The Statutory Appointments Commission is an acceptable method of appointment and should be considered as part of the reform of a non-elected House of Lords.

Ministers

The terms proposed make sense under the Bill's own rationale but are unacceptable in that they allow for election to the Upper House.

Hereditary Peers

I am content with the arrangement which obtains under the House of Lords Act 1999.

The Established Church

The established Church of England should continue to be represented in the House of Lords. The Bill's provisions on the Lords Spiritual, as with those on ministers, conform to the internal rationale of the Bill, but are unacceptable in the broader context of the reform debate. I advocate the retention of the right of the holders of the titles of Archbishop of Canterbury, Archbishop of York, Bishop of Durham, Bishop of Winchester and Bishop of London to sit in the House of Lords on an ex officio basis along with 21 other Bishops of the Church of England.

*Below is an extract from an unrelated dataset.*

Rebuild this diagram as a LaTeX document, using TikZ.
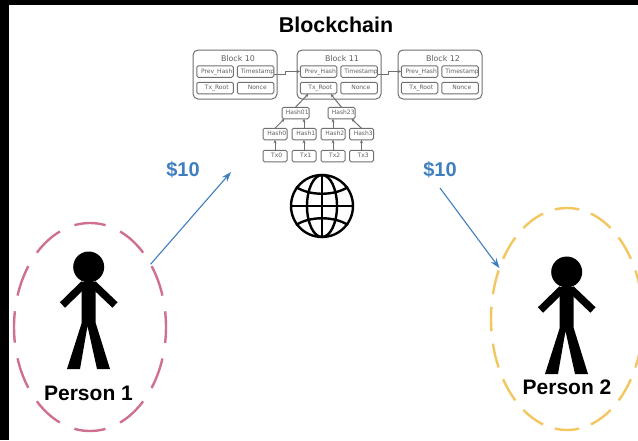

To remove the Lords Spiritual from the House of Lords would be an attack on the very heart of the constitution.

Pay and Pensions

There is an assumption made by the Bill's authors that the public support elections to the Upper House—obviously so as no referendum is to be held. It is debatable whether there would be support for the creation of another tranche of salaried politicians.

Other bi-cameral systems

Direct comparison with other nations' institutions can be misleading. The British constitution has evolved over centuries, drawing from the nations which combined to form it. The institutions of nations which have been founded, or re-founded, at a definitive point in time with a written constitution following some great crisis or violent upheaval can be of little relevance to us. We should also be wary of comparisons with polities in which the separation of powers is more pronounced—the presence of the executive within the legislative branch in the British constitution renders such an exercise of limited value, unless a much wider reform is proposed.

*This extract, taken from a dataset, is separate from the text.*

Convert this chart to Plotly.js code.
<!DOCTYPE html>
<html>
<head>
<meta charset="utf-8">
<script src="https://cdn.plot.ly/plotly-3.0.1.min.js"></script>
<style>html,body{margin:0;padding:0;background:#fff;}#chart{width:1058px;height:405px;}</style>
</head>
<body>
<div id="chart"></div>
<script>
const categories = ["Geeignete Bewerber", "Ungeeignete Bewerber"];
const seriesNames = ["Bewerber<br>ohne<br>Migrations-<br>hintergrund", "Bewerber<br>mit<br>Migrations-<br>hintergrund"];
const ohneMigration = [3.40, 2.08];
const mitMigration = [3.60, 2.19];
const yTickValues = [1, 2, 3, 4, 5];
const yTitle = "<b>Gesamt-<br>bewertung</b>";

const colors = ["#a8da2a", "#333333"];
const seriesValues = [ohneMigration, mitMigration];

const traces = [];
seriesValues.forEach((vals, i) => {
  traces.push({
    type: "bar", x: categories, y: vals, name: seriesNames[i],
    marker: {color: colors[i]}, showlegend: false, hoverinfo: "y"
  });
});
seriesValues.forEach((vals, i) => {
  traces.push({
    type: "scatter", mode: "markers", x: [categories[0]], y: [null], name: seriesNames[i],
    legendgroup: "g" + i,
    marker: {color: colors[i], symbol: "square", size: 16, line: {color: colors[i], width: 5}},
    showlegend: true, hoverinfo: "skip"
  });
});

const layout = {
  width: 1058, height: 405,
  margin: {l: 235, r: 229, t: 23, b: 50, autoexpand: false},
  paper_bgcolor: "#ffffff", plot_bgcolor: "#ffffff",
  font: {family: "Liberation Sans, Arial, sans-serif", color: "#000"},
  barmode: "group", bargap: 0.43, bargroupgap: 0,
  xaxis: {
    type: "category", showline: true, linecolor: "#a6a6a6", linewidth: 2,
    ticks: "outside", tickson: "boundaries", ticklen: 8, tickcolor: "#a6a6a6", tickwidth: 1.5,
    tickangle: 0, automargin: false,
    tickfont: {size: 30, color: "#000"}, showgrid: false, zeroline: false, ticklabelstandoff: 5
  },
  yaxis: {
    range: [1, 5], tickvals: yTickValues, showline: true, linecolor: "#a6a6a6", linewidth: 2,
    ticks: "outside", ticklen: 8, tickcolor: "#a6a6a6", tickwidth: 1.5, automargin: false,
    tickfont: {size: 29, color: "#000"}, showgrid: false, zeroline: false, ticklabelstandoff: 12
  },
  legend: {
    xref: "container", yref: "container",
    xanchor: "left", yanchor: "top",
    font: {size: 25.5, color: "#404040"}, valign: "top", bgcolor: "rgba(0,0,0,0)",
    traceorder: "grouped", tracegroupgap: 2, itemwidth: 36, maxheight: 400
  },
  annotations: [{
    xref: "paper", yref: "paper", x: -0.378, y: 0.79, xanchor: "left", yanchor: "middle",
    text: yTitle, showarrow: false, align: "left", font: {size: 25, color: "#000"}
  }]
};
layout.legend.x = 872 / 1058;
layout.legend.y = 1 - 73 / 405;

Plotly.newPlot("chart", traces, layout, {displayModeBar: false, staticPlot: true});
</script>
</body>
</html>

Name of the reformed House

The present generation of politicians has no right to cast aside centuries of tradition merely because it suits the personal view of some among it of a 'modern democracy'. The notion that the peerage would 'revert to being an honour' is unfounded as the concept of the peerage has always had a Parliamentary connotation—it would be an innovation to break the link entirely.

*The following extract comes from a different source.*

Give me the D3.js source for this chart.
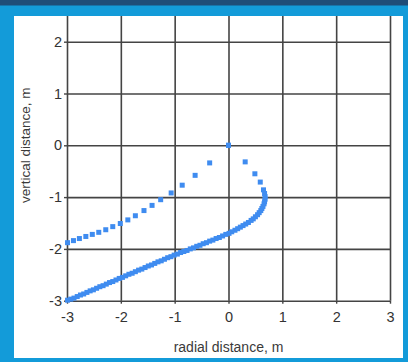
<!DOCTYPE html>
<html>
<head>
<meta charset="utf-8">
<script src="https://cdn.jsdelivr.net/npm/d3@7"></script>
<style>
  body { margin: 0; background: #1f4d78; }
  svg { display: block; }
  text { font-family: "Liberation Sans", Arial, sans-serif; fill: #3a3a3a; }
</style>
</head>
<body>
<div id="chart"></div>
<script>
// tick labels
const xTicks = [-3, -2, -1, 0, 1, 2, 3];
const yTicks = [-3, -2, -1, 0, 1, 2];

// sparse series (x, y in metres)
const sparseX = [0, -0.35, -0.62, -0.86, -1.065, -1.26, -1.42, -1.57, -1.73, -1.87, -2.01, -2.15, -2.28, -2.41, -2.53, -2.65, -2.77, -2.88, -2.99];
const sparseY = [0, -0.34, -0.58, -0.77, -0.92, -1.05, -1.16, -1.26, -1.36, -1.44, -1.51, -1.57, -1.63, -1.68, -1.72, -1.76, -1.80, -1.84, -1.88];

// dense series (x, y in metres)
const denseX = [0, 0.31, 0.49, 0.59, 0.65, 0.67, 0.68, 0.68, 0.67, 0.66, 0.64, 0.62, 0.60, 0.57, 0.54, 0.50, 0.46, 0.42, 0.37, 0.32,
  0.27, 0.22, 0.17, 0.12, 0.06, 0.01, -0.05, -0.11, -0.17, -0.23, -0.29, -0.35, -0.41, -0.47, -0.53, -0.59, -0.65, -0.71, -0.77, -0.83,
  -0.89, -0.95, -1.01, -1.07, -1.13, -1.19, -1.25, -1.31, -1.37, -1.43, -1.49, -1.55, -1.61, -1.67, -1.73, -1.79, -1.85, -1.91, -1.97, -2.03,
  -2.09, -2.15, -2.21, -2.27, -2.33, -2.39, -2.45, -2.51, -2.57, -2.63, -2.69, -2.75, -2.81, -2.87, -2.93, -2.99];
const denseY = [0, -0.32, -0.55, -0.71, -0.86, -0.93, -0.99, -1.04, -1.09, -1.13, -1.18, -1.22, -1.26, -1.30, -1.34, -1.38, -1.42, -1.45, -1.49, -1.52,
  -1.55, -1.58, -1.61, -1.64, -1.67, -1.70, -1.72, -1.75, -1.78, -1.80, -1.83, -1.85, -1.88, -1.90, -1.93, -1.95, -1.98, -2.00, -2.03, -2.05,
  -2.07, -2.10, -2.12, -2.15, -2.17, -2.20, -2.23, -2.25, -2.28, -2.31, -2.33, -2.36, -2.39, -2.41, -2.44, -2.47, -2.49, -2.52, -2.55, -2.57,
  -2.60, -2.63, -2.65, -2.68, -2.71, -2.73, -2.76, -2.79, -2.81, -2.84, -2.87, -2.89, -2.92, -2.95, -2.97, -2.99];

const width = 408, height = 362;

const svg = d3.select("#chart").append("svg")
  .attr("width", width)
  .attr("height", height);

// window frame
svg.append("rect").attr("x", 0).attr("y", 5.5).attr("width", width).attr("height", height - 5.5).attr("fill", "#139bd9");
svg.append("rect").attr("x", 14).attr("y", 16).attr("width", 389).attr("height", 342).attr("fill", "#ffffff");

const plotL = 67, plotR = 390, plotT = 15.8, plotB = 300.7;

const x = d3.scaleLinear().domain([-3, 3]).range([plotL, plotR]);
const y = d3.scaleLinear().domain([-3, 2.5]).range([plotB, plotT]);

svg.append("clipPath").attr("id", "panel")
  .append("rect").attr("x", 14).attr("y", 16).attr("width", 389).attr("height", 342);

const g = svg.append("g").attr("clip-path", "url(#panel)");

// grid lines
g.append("g")
  .attr("transform", `translate(0,${plotB})`)
  .call(d3.axisBottom(x).tickValues(xTicks).tickSize(-(plotB - plotT + 5)).tickFormat(""))
  .call(a => a.select(".domain").remove())
  .selectAll("line").attr("stroke", "#444").attr("stroke-width", 1.6);

g.append("g")
  .attr("transform", `translate(${plotL},0)`)
  .call(d3.axisLeft(y).tickValues(yTicks).tickSize(-(plotR - plotL)).tickFormat(""))
  .call(a => a.select(".domain").remove())
  .selectAll("line").attr("stroke", "#444").attr("stroke-width", 1.6);

const fmt = d => String(d);

// outer ticks + labels
const xAxis = svg.append("g")
  .attr("transform", `translate(0,${plotB})`)
  .call(d3.axisBottom(x).tickValues(xTicks).tickSize(3).tickPadding(8).tickFormat(fmt));
xAxis.select(".domain").remove();
xAxis.selectAll("line").attr("stroke", "#444").attr("stroke-width", 1.4);
xAxis.selectAll("text").attr("font-size", 14.5).style("fill", "#333");

const yAxis = svg.append("g")
  .attr("transform", `translate(${plotL},0)`)
  .call(d3.axisLeft(y).tickValues(yTicks).tickSize(3).tickPadding(2).tickFormat(fmt));
yAxis.select(".domain").remove();
yAxis.selectAll("line").attr("stroke", "#444").attr("stroke-width", 1.4);
yAxis.selectAll("text").attr("font-size", 14.5).style("fill", "#333");

// axis titles
svg.append("text")
  .attr("x", x(0)).attr("y", 351.5)
  .attr("text-anchor", "middle")
  .attr("font-size", 14)
  .text("radial distance, m");

svg.append("text")
  .attr("transform", `translate(29.5,${y(0)}) rotate(-90)`)
  .attr("text-anchor", "middle")
  .attr("font-size", 13.5)
  .text("vertical distance, m");

// points
const pts = sparseX.map((v, i) => ({ x: v, y: sparseY[i] }))
  .concat(denseX.map((v, i) => ({ x: v, y: denseY[i] })));
const s = 5;
svg.append("g").selectAll("rect")
  .data(pts)
  .join("rect")
  .attr("x", d => x(d.x) - s / 2)
  .attr("y", d => y(d.y) - s / 2)
  .attr("width", s)
  .attr("height", s)
  .attr("fill", "#3f8cf0");
</script>
</body>
</html>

Though the name House of Lords has been used throughout the Bill for want of another, the terms included within the Bill indicate that it would not be maintained once elections were made. As members of the peerage would be eligible for election to either House the name of the House of Commons would also be questioned. Together or individually the renaming of either House would be wanton constitutional, and cultural, vandalism.

Ceremonial traditions

The ceremonial traditions of the House of Lords and those of Parliament which occur in the House of Lords chamber should be maintained in every particular.

Referenda

I do not necessarily advocate a referendum on the matter of reform of the House of Lords, but I do note that the refusal to offer one is at odds with the principles the Bill's promoters advocate and is in contrast to that held on the less significant constitutional matter of the voting system for Parliamentary elections. I have been advised by the Minister of State by letter that the Government has no definition of an issue which warrants a referendum or the circumstances in which referenda should be held. The Minister continued that it is for Parliament to decide which issues are put to the people in a referendum. This does beg the question of how it was possible for the Government to decide to advocate a referendum on the voting system, and does nothing to dispel the notion that the Bill represents the worst of coalition politics.

I close by urging committee members to remember that the constitution and centuries of tradition are not the play things of transient politicians, but should be respected and cherished.